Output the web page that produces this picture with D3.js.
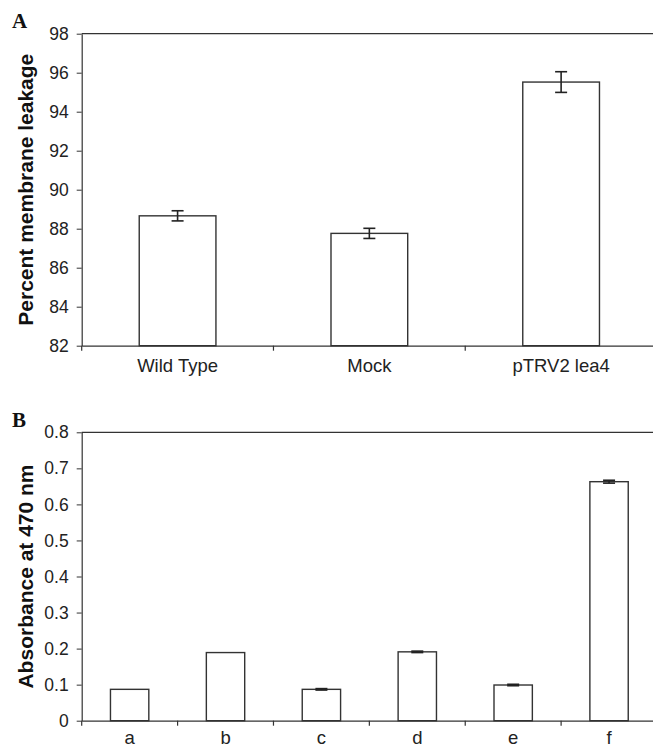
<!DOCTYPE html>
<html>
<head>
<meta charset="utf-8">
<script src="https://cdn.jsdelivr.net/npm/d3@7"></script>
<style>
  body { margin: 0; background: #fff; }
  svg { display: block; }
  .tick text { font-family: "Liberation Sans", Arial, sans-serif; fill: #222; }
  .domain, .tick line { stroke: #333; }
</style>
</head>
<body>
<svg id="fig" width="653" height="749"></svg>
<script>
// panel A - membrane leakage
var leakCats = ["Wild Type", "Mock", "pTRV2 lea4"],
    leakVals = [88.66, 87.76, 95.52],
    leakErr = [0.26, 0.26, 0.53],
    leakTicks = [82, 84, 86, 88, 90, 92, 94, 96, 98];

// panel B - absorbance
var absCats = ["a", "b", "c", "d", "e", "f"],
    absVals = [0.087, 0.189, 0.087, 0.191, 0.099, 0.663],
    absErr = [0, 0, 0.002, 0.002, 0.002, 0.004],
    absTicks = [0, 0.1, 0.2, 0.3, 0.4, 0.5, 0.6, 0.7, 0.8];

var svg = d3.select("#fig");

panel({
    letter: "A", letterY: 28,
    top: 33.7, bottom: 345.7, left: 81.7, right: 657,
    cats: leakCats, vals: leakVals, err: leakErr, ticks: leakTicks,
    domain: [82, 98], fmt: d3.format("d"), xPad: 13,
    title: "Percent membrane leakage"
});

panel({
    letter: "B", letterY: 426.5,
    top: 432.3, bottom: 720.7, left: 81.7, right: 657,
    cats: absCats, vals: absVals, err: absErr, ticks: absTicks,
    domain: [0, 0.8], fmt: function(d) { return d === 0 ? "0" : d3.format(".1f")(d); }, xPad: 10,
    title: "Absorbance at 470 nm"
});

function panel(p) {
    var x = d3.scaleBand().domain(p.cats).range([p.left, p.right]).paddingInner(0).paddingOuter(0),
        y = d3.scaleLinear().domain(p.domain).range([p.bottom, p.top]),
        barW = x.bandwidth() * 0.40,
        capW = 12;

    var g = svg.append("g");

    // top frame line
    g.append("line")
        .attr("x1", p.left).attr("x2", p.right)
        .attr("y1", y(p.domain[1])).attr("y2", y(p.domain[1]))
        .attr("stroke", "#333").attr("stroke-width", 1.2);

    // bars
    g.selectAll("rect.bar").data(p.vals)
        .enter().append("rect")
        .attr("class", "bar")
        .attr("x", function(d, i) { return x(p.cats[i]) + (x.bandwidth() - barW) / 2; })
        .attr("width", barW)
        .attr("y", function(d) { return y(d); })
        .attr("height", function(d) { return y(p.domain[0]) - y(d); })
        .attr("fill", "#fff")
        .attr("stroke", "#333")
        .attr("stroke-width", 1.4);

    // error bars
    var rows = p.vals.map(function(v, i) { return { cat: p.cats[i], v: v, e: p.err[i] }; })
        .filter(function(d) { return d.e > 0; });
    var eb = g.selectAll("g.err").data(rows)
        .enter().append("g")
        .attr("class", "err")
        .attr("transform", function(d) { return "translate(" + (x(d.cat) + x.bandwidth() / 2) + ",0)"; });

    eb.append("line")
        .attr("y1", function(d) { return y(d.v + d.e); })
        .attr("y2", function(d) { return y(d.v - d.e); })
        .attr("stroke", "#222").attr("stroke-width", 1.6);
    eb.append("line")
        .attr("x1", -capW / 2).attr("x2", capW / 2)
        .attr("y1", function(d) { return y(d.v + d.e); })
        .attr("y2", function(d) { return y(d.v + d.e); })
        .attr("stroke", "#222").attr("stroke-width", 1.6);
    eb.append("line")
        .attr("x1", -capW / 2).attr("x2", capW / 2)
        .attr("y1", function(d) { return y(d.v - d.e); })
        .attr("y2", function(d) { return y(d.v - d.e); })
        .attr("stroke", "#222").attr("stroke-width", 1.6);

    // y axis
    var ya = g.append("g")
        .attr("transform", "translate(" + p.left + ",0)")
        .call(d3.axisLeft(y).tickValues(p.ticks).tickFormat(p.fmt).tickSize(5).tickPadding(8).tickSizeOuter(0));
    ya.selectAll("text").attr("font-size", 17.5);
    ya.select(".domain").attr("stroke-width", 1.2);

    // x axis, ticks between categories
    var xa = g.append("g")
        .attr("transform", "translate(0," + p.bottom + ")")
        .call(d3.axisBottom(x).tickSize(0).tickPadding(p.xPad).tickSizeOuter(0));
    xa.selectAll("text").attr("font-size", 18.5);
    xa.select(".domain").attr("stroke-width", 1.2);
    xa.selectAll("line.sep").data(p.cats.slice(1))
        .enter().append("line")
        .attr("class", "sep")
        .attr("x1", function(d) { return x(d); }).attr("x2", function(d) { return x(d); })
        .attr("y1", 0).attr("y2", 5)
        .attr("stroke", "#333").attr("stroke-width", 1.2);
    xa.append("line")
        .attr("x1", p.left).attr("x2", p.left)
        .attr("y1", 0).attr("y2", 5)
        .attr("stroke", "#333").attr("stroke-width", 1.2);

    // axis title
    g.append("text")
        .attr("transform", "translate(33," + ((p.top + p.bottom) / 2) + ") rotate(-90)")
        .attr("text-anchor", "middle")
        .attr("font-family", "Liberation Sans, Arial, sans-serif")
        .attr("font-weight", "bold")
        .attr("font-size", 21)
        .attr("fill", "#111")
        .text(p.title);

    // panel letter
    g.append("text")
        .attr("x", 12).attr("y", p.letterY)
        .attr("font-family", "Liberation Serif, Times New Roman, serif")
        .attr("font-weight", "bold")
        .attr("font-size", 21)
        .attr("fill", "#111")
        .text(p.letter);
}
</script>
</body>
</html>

__STATED PROBLEM__.
Omit the pictures, then repeat exactly each line from the beginning of the listing through the line with "leakTicks = [82, 84, 86, 88, 90, 92, 94, 96, 98];".

__TASK SOLUTION__.
Output the web page that produces this picture with D3.js.
<!DOCTYPE html>
<html>
<head>
<meta charset="utf-8">
<script src="https://cdn.jsdelivr.net/npm/d3@7"></script>
<style>
  body { margin: 0; background: #fff; }
  svg { display: block; }
  .tick text { font-family: "Liberation Sans", Arial, sans-serif; fill: #222; }
  .domain, .tick line { stroke: #333; }
</style>
</head>
<body>
<svg id="fig" width="653" height="749"></svg>
<script>
// panel A - membrane leakage
var leakCats = ["Wild Type", "Mock", "pTRV2 lea4"],
    leakVals = [88.66, 87.76, 95.52],
    leakErr = [0.26, 0.26, 0.53],
    leakTicks = [82, 84, 86, 88, 90, 92, 94, 96, 98];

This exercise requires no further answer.